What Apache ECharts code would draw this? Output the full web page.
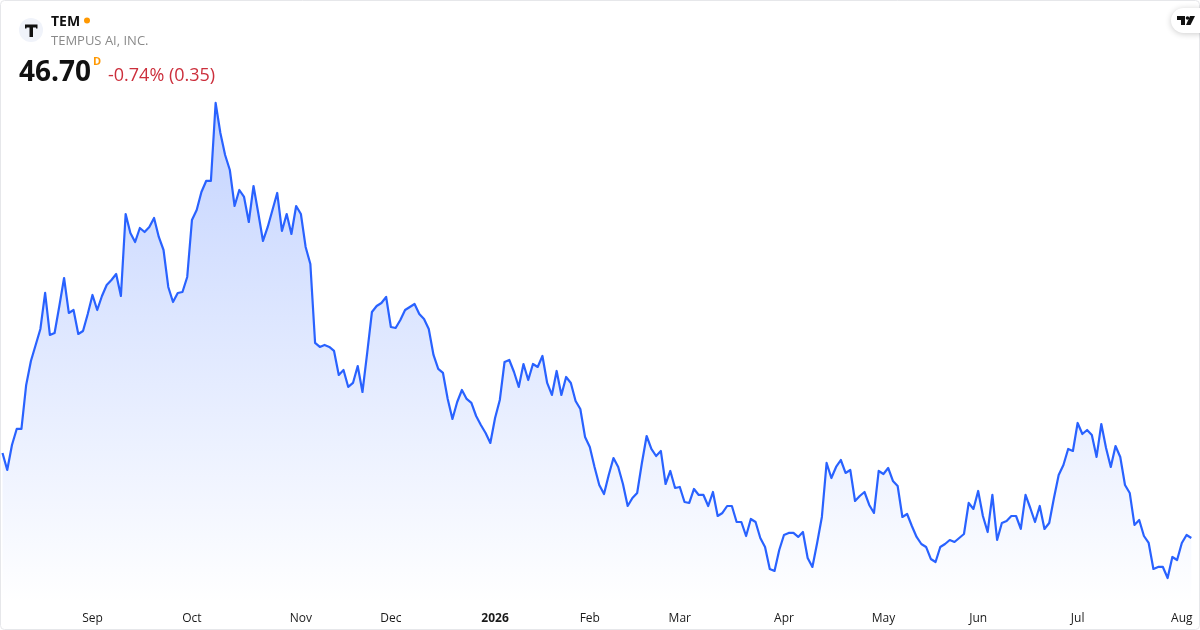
<!DOCTYPE html>
<html><head><meta charset="utf-8">
<style>html,body{margin:0;padding:0;background:#fff}#c{width:1200px;height:630px}</style>
<script src="https://cdn.jsdelivr.net/npm/echarts@6/dist/echarts.min.js"></script>
</head><body><div id="c"></div>
<script>
const prices = [57.33,55.20,58.33,60.33,60.33,65.83,68.83,70.83,72.83,77.33,72.08,72.33,75.70,79.20,74.83,75.20,72.20,72.58,74.70,77.08,
75.20,76.95,78.33,78.95,79.70,76.95,87.20,84.83,83.70,85.45,84.95,85.58,86.70,84.33,82.70,78.08,76.20,77.33,77.45,79.33,
86.45,87.70,89.95,91.33,91.33,101.08,97.33,94.58,92.70,88.20,90.20,89.33,86.20,90.70,87.33,83.83,85.58,87.70,89.83,85.08,
87.20,84.70,88.20,87.20,83.08,80.95,71.08,70.58,70.83,70.58,70.08,67.08,67.70,65.58,66.08,68.20,64.95,69.83,74.95,75.70,
76.08,76.83,73.08,72.95,73.95,75.20,75.58,75.95,74.70,74.08,72.83,69.58,67.83,67.33,64.08,61.58,63.70,65.20,64.08,63.58,
61.95,60.83,59.83,58.58,61.70,63.95,68.70,68.95,67.45,65.58,68.45,66.45,68.45,68.08,69.45,66.08,64.58,67.58,64.58,66.83,
66.08,63.83,62.83,59.33,58.08,55.58,53.33,52.20,54.58,56.70,55.58,53.45,50.70,51.70,52.33,56.08,59.45,57.83,56.95,57.58,
53.45,55.08,52.95,53.08,51.20,51.08,52.83,52.08,52.08,50.70,52.45,49.45,49.83,50.70,50.70,48.70,48.70,46.95,49.08,48.70,
46.70,45.58,42.83,42.58,45.20,47.08,47.33,47.33,46.83,47.45,44.20,43.08,46.08,49.33,56.08,54.20,55.58,56.45,54.83,55.20,
51.33,51.95,52.45,50.83,49.83,55.08,54.70,55.45,53.83,53.20,49.33,49.70,48.20,46.83,45.95,45.58,44.08,43.70,45.58,45.95,
46.45,46.20,46.70,47.20,51.08,50.33,52.58,49.45,47.45,52.08,46.45,48.58,48.83,49.45,49.45,47.83,52.08,50.45,48.70,50.70,
47.83,48.58,51.70,54.58,55.83,57.83,57.58,61.08,59.70,60.20,59.58,56.83,60.95,57.95,55.58,58.20,56.83,53.33,52.33,48.33,
48.95,46.95,46.08,42.83,43.08,43.08,41.70,44.33,43.95,46.08,47.08,46.70];
const tickLabels = ["Sep","Oct","Nov","Dec","2026","Feb","Mar","Apr","May","Jun","Jul","Aug"];
const tickIndexes = [19,40,63,82,104,124,143,165,186,206,227,249];
const symbol = "TEM";
const company = "TEMPUS AI, INC.";
const lastPrice = "46.70";
const change = "-0.74% (0.35)";
const F = '"Open Sans", sans-serif';

const categories = prices.map((_, i) => {
  const k = tickIndexes.indexOf(i);
  return k >= 0 ? tickLabels[k] : String(i);
});

const chart = echarts.init(document.getElementById('c'), null, {renderer:'canvas', width:1200, height:630});
chart.setOption({
  animation:false,
  backgroundColor:'#ffffff',
  grid:{left:2.5, right:8.7, top:91.6, bottom:26.4},
  xAxis:{
    type:'category', data:categories, boundaryGap:false,
    axisLine:{show:false}, axisTick:{show:false}, splitLine:{show:false},
    axisLabel:{
      interval:(i)=>tickIndexes.includes(i), hideOverlap:false, margin:8,
      color:'#1a1a1a', fontFamily:F, fontSize:12, lineHeight:14,
      formatter:(v)=>v==='2026'?'{b|2026}':v,
      rich:{b:{fontFamily:F,fontSize:12,fontWeight:700,color:'#1a1a1a'}}
    }
  },
  yAxis:{type:'value', min:38.5, max:102.5, show:false, splitLine:{show:false}},
  series:[{
    type:'line', data:prices, showSymbol:false, smooth:false,
    lineStyle:{color:'#2962ff', width:2.2, join:'round'},
    areaStyle:{origin:'start', opacity:1, color:new echarts.graphic.LinearGradient(0,0,0,1,[
      {offset:0,color:'rgba(41,98,255,0.28)'},{offset:1,color:'rgba(41,98,255,0)'}])}
  }],
  graphic:[
    {type:'rect',silent:true,z:100,shape:{x:0.5,y:0.5,width:1199,height:629,r:4},style:{fill:'none',stroke:'#e6e7ea',lineWidth:1}},
    {type:'circle',z:100,shape:{cx:31,cy:30,r:12},style:{fill:'#f0f3fa'}},
    {type:'polygon',z:101,shape:{points:[[25,24.5],[37.5,24.5],[37.5,28.5],[36,28.5],[36,27.5],[33,27.5],[33,37],[29.5,37],[29.5,27.5],[26.5,27.5],[26.5,28.5],[25,28.5]]},style:{fill:'#111111'}},
    {type:'text',z:101,x:51,y:22,style:{text:symbol,fill:'#111111',font:'700 14px '+F,verticalAlign:'middle'}},
    {type:'circle',z:101,shape:{cx:87,cy:20.5,r:3},style:{fill:'#ff9800'}},
    {type:'text',z:101,x:51,y:41.5,style:{text:company,fill:'#8a8a8a',font:'13px '+F,verticalAlign:'middle'}},
    {type:'text',z:101,x:19,y:73,style:{text:lastPrice,fill:'#111111',font:'700 28px '+F,verticalAlign:'middle'}},
    {type:'text',z:101,x:93,y:62,style:{text:'D',fill:'#ff9800',font:'700 11px '+F,verticalAlign:'middle'}},
    {type:'text',z:101,x:108,y:76,style:{text:change,fill:'#cc2f3c',font:'18px '+F,verticalAlign:'middle'}},
    {type:'rect',z:100,shape:{x:1171,y:8,width:40,height:25,r:12.5},style:{fill:'#ffffff',shadowBlur:6,shadowColor:'rgba(0,0,0,0.2)',shadowOffsetY:1}},
    {type:'polygon',z:101,shape:{points:[[1177,16],[1185,16],[1185,25],[1181,25],[1181,20],[1177,20]]},style:{fill:'#111111'}},
    {type:'polygon',z:101,shape:{points:[[1190,16],[1195,16],[1190.5,25],[1186,25]]},style:{fill:'#111111'}},
    {type:'circle',z:101,shape:{cx:1187.5,cy:18,r:1.8},style:{fill:'#111111'}}
  ]
});
</script></body></html>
#####
TO BE DONE =
Return the full material word for word. Do not include the pictures.

SOLVED PROBLEM =
What Apache ECharts code would draw this? Output the full web page.
<!DOCTYPE html>
<html><head><meta charset="utf-8">
<style>html,body{margin:0;padding:0;background:#fff}#c{width:1200px;height:630px}</style>
<script src="https://cdn.jsdelivr.net/npm/echarts@6/dist/echarts.min.js"></script>
</head><body><div id="c"></div>
<script>
const prices = [57.33,55.20,58.33,60.33,60.33,65.83,68.83,70.83,72.83,77.33,72.08,72.33,75.70,79.20,74.83,75.20,72.20,72.58,74.70,77.08,
75.20,76.95,78.33,78.95,79.70,76.95,87.20,84.83,83.70,85.45,84.95,85.58,86.70,84.33,82.70,78.08,76.20,77.33,77.45,79.33,
86.45,87.70,89.95,91.33,91.33,101.08,97.33,94.58,92.70,88.20,90.20,89.33,86.20,90.70,87.33,83.83,85.58,87.70,89.83,85.08,
87.20,84.70,88.20,87.20,83.08,80.95,71.08,70.58,70.83,70.58,70.08,67.08,67.70,65.58,66.08,68.20,64.95,69.83,74.95,75.70,
76.08,76.83,73.08,72.95,73.95,75.20,75.58,75.95,74.70,74.08,72.83,69.58,67.83,67.33,64.08,61.58,63.70,65.20,64.08,63.58,
61.95,60.83,59.83,58.58,61.70,63.95,68.70,68.95,67.45,65.58,68.45,66.45,68.45,68.08,69.45,66.08,64.58,67.58,64.58,66.83,
66.08,63.83,62.83,59.33,58.08,55.58,53.33,52.20,54.58,56.70,55.58,53.45,50.70,51.70,52.33,56.08,59.45,57.83,56.95,57.58,
53.45,55.08,52.95,53.08,51.20,51.08,52.83,52.08,52.08,50.70,52.45,49.45,49.83,50.70,50.70,48.70,48.70,46.95,49.08,48.70,
46.70,45.58,42.83,42.58,45.20,47.08,47.33,47.33,46.83,47.45,44.20,43.08,46.08,49.33,56.08,54.20,55.58,56.45,54.83,55.20,
51.33,51.95,52.45,50.83,49.83,55.08,54.70,55.45,53.83,53.20,49.33,49.70,48.20,46.83,45.95,45.58,44.08,43.70,45.58,45.95,
46.45,46.20,46.70,47.20,51.08,50.33,52.58,49.45,47.45,52.08,46.45,48.58,48.83,49.45,49.45,47.83,52.08,50.45,48.70,50.70,
47.83,48.58,51.70,54.58,55.83,57.83,57.58,61.08,59.70,60.20,59.58,56.83,60.95,57.95,55.58,58.20,56.83,53.33,52.33,48.33,
48.95,46.95,46.08,42.83,43.08,43.08,41.70,44.33,43.95,46.08,47.08,46.70];
const tickLabels = ["Sep","Oct","Nov","Dec","2026","Feb","Mar","Apr","May","Jun","Jul","Aug"];
const tickIndexes = [19,40,63,82,104,124,143,165,186,206,227,249];
const symbol = "TEM";
const company = "TEMPUS AI, INC.";
const lastPrice = "46.70";
const change = "-0.74% (0.35)";
const F = '"Open Sans", sans-serif';

const categories = prices.map((_, i) => {
  const k = tickIndexes.indexOf(i);
  return k >= 0 ? tickLabels[k] : String(i);
});

const chart = echarts.init(document.getElementById('c'), null, {renderer:'canvas', width:1200, height:630});
chart.setOption({
  animation:false,
  backgroundColor:'#ffffff',
  grid:{left:2.5, right:8.7, top:91.6, bottom:26.4},
  xAxis:{
    type:'category', data:categories, boundaryGap:false,
    axisLine:{show:false}, axisTick:{show:false}, splitLine:{show:false},
    axisLabel:{
      interval:(i)=>tickIndexes.includes(i), hideOverlap:false, margin:8,
      color:'#1a1a1a', fontFamily:F, fontSize:12, lineHeight:14,
      formatter:(v)=>v==='2026'?'{b|2026}':v,
      rich:{b:{fontFamily:F,fontSize:12,fontWeight:700,color:'#1a1a1a'}}
    }
  },
  yAxis:{type:'value', min:38.5, max:102.5, show:false, splitLine:{show:false}},
  series:[{
    type:'line', data:prices, showSymbol:false, smooth:false,
    lineStyle:{color:'#2962ff', width:2.2, join:'round'},
    areaStyle:{origin:'start', opacity:1, color:new echarts.graphic.LinearGradient(0,0,0,1,[
      {offset:0,color:'rgba(41,98,255,0.28)'},{offset:1,color:'rgba(41,98,255,0)'}])}
  }],
  graphic:[
    {type:'rect',silent:true,z:100,shape:{x:0.5,y:0.5,width:1199,height:629,r:4},style:{fill:'none',stroke:'#e6e7ea',lineWidth:1}},
    {type:'circle',z:100,shape:{cx:31,cy:30,r:12},style:{fill:'#f0f3fa'}},
    {type:'polygon',z:101,shape:{points:[[25,24.5],[37.5,24.5],[37.5,28.5],[36,28.5],[36,27.5],[33,27.5],[33,37],[29.5,37],[29.5,27.5],[26.5,27.5],[26.5,28.5],[25,28.5]]},style:{fill:'#111111'}},
    {type:'text',z:101,x:51,y:22,style:{text:symbol,fill:'#111111',font:'700 14px '+F,verticalAlign:'middle'}},
    {type:'circle',z:101,shape:{cx:87,cy:20.5,r:3},style:{fill:'#ff9800'}},
    {type:'text',z:101,x:51,y:41.5,style:{text:company,fill:'#8a8a8a',font:'13px '+F,verticalAlign:'middle'}},
    {type:'text',z:101,x:19,y:73,style:{text:lastPrice,fill:'#111111',font:'700 28px '+F,verticalAlign:'middle'}},
    {type:'text',z:101,x:93,y:62,style:{text:'D',fill:'#ff9800',font:'700 11px '+F,verticalAlign:'middle'}},
    {type:'text',z:101,x:108,y:76,style:{text:change,fill:'#cc2f3c',font:'18px '+F,verticalAlign:'middle'}},
    {type:'rect',z:100,shape:{x:1171,y:8,width:40,height:25,r:12.5},style:{fill:'#ffffff',shadowBlur:6,shadowColor:'rgba(0,0,0,0.2)',shadowOffsetY:1}},
    {type:'polygon',z:101,shape:{points:[[1177,16],[1185,16],[1185,25],[1181,25],[1181,20],[1177,20]]},style:{fill:'#111111'}},
    {type:'polygon',z:101,shape:{points:[[1190,16],[1195,16],[1190.5,25],[1186,25]]},style:{fill:'#111111'}},
    {type:'circle',z:101,shape:{cx:1187.5,cy:18,r:1.8},style:{fill:'#111111'}}
  ]
});
</script></body></html>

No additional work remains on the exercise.